The scale of claims is significantly greater than in England.

One award in 2018-19 dated back 25 years and cost £429,000 in arrears alone.

UK auditor and comptroller general Kieran Donnelly said: "Substantial changes are necessary if the schemes are to be affordable in the future."

The current review of the UK Prison Service scheme should be joined by a similar, fundamental review of the PSNI scheme, the independent watchdog added.

He said: "Both reviews should provide clarity on the aims of the schemes and how these will be accomplished and how appropriate checks and balances can be established.

"The end-to-end process for the PSNI scheme needs to be simplified and streamlined, with reconsideration given to the respective roles of the PSNI, the Policing Board and the Department of Justice.

"In the interim, the public bodies involved should take action to address the most urgent issues."

Both schemes have seen costs increase substantially over the last five years, with £33.9m spent by PSNI and £2.3m by the Northern Ireland Prison Service in 2018-19.

Total liabilities are estimated at £488m for the PSNI and £53m for the Prison Service.

The scale of claims in Northern Ireland is significantly greater than in England.

The Policing Board receives an average of 12 claims per week.

London's Metropolitan Police Service, with more than 30,000 officers, receives around 20 applications each year.

No police service in England has more than 650 injury on duty awards in payment, while there are more than 2,800 in Northern Ireland, the Audit Office said.

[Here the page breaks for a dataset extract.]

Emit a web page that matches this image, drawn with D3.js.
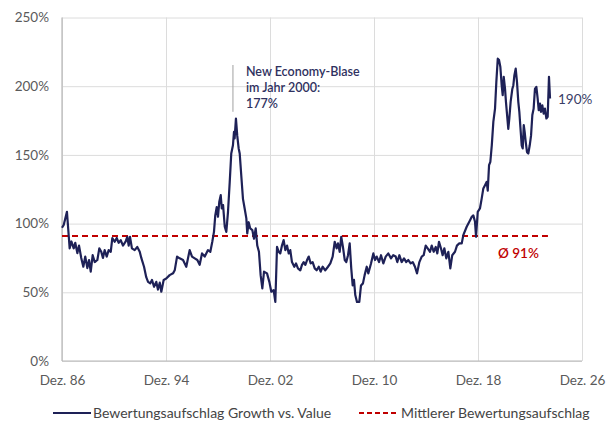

A Policing Board statement said: "The board is well aware of the challenging and complex nature of this area of work having previously commissioned and published a comprehensive review of the Police Pension Injury on Duty Scheme in 2014.

"At this time a range of recommendations including the need for legislative reform of the governing regulations and design of a simpler scheme were made.

"Given the significant cost implications and scale of the administration of the current Police Injury on Duty Scheme, the Board fully supports the NIAO view that reform and change is urgently needed and hopes this can now be progressed expeditiously."

In March last year, there were 2,881 injury awards in payments for former police officers and 181 for former prison officers.